Maintenant 58e au général, Houle attire de plus en plus l’attention. Pendant la diffusion sur FloBikes, l’ex-coureur Simon Gerrans, triple vainqueur des Grands Prix cyclistes de Québec et de Montréal, a souligné son « implication » et ses « bonnes jambes » dans l’étape de la veille.

« Il est devenu un rouleur vraiment fiable », a renchéri le descripteur d’Eurosport, Robert Hatch, le qualifiant d’« étoile canadienne ».
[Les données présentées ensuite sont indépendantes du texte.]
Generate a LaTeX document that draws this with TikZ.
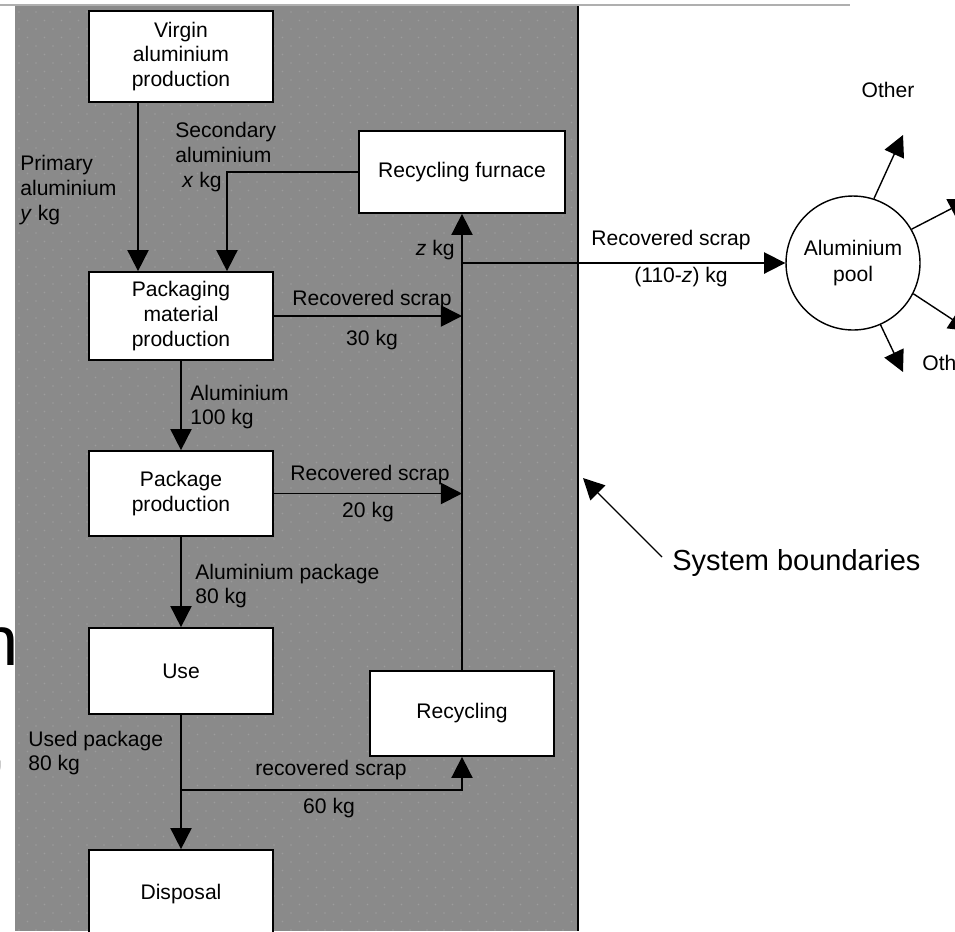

« Ça veut dire que je suis souvent aux avant-postes et que mon travail est considéré, s’est réjoui le principal intéressé. Si ça se parle dans le peloton, c’est bon pour moi. Il n’y a rien de mieux que d’entendre tes pairs parler de toi de façon positive. Je suis très content si mon travail est reconnu. »

Avant l’arrivée inédite au Grand Colombier, dimanche, les coureurs pourront souffler un peu samedi sur les 194 km entre Clermont-Ferrand et Lyon. Deux côtes pimenteront le final, terrain idéal pour un coup de Greg Van Avermaet (CCC).